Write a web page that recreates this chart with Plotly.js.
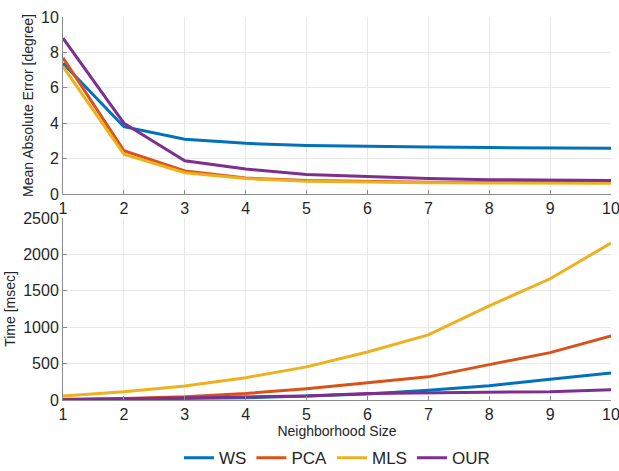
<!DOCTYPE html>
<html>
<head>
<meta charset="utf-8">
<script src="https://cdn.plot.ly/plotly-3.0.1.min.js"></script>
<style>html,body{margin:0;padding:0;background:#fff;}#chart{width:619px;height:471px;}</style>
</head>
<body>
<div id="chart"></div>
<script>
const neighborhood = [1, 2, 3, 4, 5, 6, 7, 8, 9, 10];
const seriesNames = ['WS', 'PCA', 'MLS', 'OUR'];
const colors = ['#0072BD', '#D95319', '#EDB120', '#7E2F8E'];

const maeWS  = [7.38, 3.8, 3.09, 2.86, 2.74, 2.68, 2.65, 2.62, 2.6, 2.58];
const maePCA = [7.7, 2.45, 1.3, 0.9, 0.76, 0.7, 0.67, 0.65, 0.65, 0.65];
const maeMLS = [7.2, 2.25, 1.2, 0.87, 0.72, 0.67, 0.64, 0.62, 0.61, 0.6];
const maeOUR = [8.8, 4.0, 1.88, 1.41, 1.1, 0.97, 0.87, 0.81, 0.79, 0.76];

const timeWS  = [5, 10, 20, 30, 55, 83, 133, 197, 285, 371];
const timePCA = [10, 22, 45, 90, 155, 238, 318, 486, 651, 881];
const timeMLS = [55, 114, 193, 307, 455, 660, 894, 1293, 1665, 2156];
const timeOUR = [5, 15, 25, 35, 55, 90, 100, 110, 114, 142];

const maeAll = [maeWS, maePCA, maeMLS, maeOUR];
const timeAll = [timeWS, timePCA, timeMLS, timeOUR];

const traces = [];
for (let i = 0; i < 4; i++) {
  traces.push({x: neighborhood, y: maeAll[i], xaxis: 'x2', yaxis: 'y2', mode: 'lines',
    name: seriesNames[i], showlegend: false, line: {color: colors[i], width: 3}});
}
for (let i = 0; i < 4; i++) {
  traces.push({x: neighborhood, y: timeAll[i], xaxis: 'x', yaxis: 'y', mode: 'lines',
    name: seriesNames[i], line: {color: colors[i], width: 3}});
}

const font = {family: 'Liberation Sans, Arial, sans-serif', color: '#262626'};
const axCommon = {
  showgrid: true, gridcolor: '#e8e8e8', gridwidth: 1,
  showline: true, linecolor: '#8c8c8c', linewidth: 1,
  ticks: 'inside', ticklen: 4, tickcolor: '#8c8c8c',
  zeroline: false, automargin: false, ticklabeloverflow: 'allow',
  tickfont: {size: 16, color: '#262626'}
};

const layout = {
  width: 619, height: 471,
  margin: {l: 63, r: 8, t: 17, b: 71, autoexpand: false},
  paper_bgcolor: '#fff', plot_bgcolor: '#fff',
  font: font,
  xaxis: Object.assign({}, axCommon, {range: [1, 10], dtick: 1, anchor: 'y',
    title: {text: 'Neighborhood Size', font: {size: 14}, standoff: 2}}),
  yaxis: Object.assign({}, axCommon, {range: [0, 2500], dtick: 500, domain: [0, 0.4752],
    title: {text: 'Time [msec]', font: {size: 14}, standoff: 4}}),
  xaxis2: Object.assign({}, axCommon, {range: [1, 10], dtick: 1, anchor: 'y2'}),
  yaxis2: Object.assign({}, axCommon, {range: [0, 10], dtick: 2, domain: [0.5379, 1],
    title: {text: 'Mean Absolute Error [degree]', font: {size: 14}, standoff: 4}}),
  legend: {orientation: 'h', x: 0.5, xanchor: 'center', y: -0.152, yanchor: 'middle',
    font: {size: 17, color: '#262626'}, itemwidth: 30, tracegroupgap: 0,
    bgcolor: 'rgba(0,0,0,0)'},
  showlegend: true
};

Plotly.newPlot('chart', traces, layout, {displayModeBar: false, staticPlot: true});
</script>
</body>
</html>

WHAT YOU HAVE TO DO: Omit pictures; set down the rest of the material word for word.

WRITTEN ANSWER:
Write a web page that recreates this chart with Plotly.js.
<!DOCTYPE html>
<html>
<head>
<meta charset="utf-8">
<script src="https://cdn.plot.ly/plotly-3.0.1.min.js"></script>
<style>html,body{margin:0;padding:0;background:#fff;}#chart{width:619px;height:471px;}</style>
</head>
<body>
<div id="chart"></div>
<script>
const neighborhood = [1, 2, 3, 4, 5, 6, 7, 8, 9, 10];
const seriesNames = ['WS', 'PCA', 'MLS', 'OUR'];
const colors = ['#0072BD', '#D95319', '#EDB120', '#7E2F8E'];

const maeWS  = [7.38, 3.8, 3.09, 2.86, 2.74, 2.68, 2.65, 2.62, 2.6, 2.58];
const maePCA = [7.7, 2.45, 1.3, 0.9, 0.76, 0.7, 0.67, 0.65, 0.65, 0.65];
const maeMLS = [7.2, 2.25, 1.2, 0.87, 0.72, 0.67, 0.64, 0.62, 0.61, 0.6];
const maeOUR = [8.8, 4.0, 1.88, 1.41, 1.1, 0.97, 0.87, 0.81, 0.79, 0.76];

const timeWS  = [5, 10, 20, 30, 55, 83, 133, 197, 285, 371];
const timePCA = [10, 22, 45, 90, 155, 238, 318, 486, 651, 881];
const timeMLS = [55, 114, 193, 307, 455, 660, 894, 1293, 1665, 2156];
const timeOUR = [5, 15, 25, 35, 55, 90, 100, 110, 114, 142];

const maeAll = [maeWS, maePCA, maeMLS, maeOUR];
const timeAll = [timeWS, timePCA, timeMLS, timeOUR];

const traces = [];
for (let i = 0; i < 4; i++) {
  traces.push({x: neighborhood, y: maeAll[i], xaxis: 'x2', yaxis: 'y2', mode: 'lines',
    name: seriesNames[i], showlegend: false, line: {color: colors[i], width: 3}});
}
for (let i = 0; i < 4; i++) {
  traces.push({x: neighborhood, y: timeAll[i], xaxis: 'x', yaxis: 'y', mode: 'lines',
    name: seriesNames[i], line: {color: colors[i], width: 3}});
}

const font = {family: 'Liberation Sans, Arial, sans-serif', color: '#262626'};
const axCommon = {
  showgrid: true, gridcolor: '#e8e8e8', gridwidth: 1,
  showline: true, linecolor: '#8c8c8c', linewidth: 1,
  ticks: 'inside', ticklen: 4, tickcolor: '#8c8c8c',
  zeroline: false, automargin: false, ticklabeloverflow: 'allow',
  tickfont: {size: 16, color: '#262626'}
};

const layout = {
  width: 619, height: 471,
  margin: {l: 63, r: 8, t: 17, b: 71, autoexpand: false},
  paper_bgcolor: '#fff', plot_bgcolor: '#fff',
  font: font,
  xaxis: Object.assign({}, axCommon, {range: [1, 10], dtick: 1, anchor: 'y',
    title: {text: 'Neighborhood Size', font: {size: 14}, standoff: 2}}),
  yaxis: Object.assign({}, axCommon, {range: [0, 2500], dtick: 500, domain: [0, 0.4752],
    title: {text: 'Time [msec]', font: {size: 14}, standoff: 4}}),
  xaxis2: Object.assign({}, axCommon, {range: [1, 10], dtick: 1, anchor: 'y2'}),
  yaxis2: Object.assign({}, axCommon, {range: [0, 10], dtick: 2, domain: [0.5379, 1],
    title: {text: 'Mean Absolute Error [degree]', font: {size: 14}, standoff: 4}}),
  legend: {orientation: 'h', x: 0.5, xanchor: 'center', y: -0.152, yanchor: 'middle',
    font: {size: 17, color: '#262626'}, itemwidth: 30, tracegroupgap: 0,
    bgcolor: 'rgba(0,0,0,0)'},
  showlegend: true
};

Plotly.newPlot('chart', traces, layout, {displayModeBar: false, staticPlot: true});
</script>
</body>
</html>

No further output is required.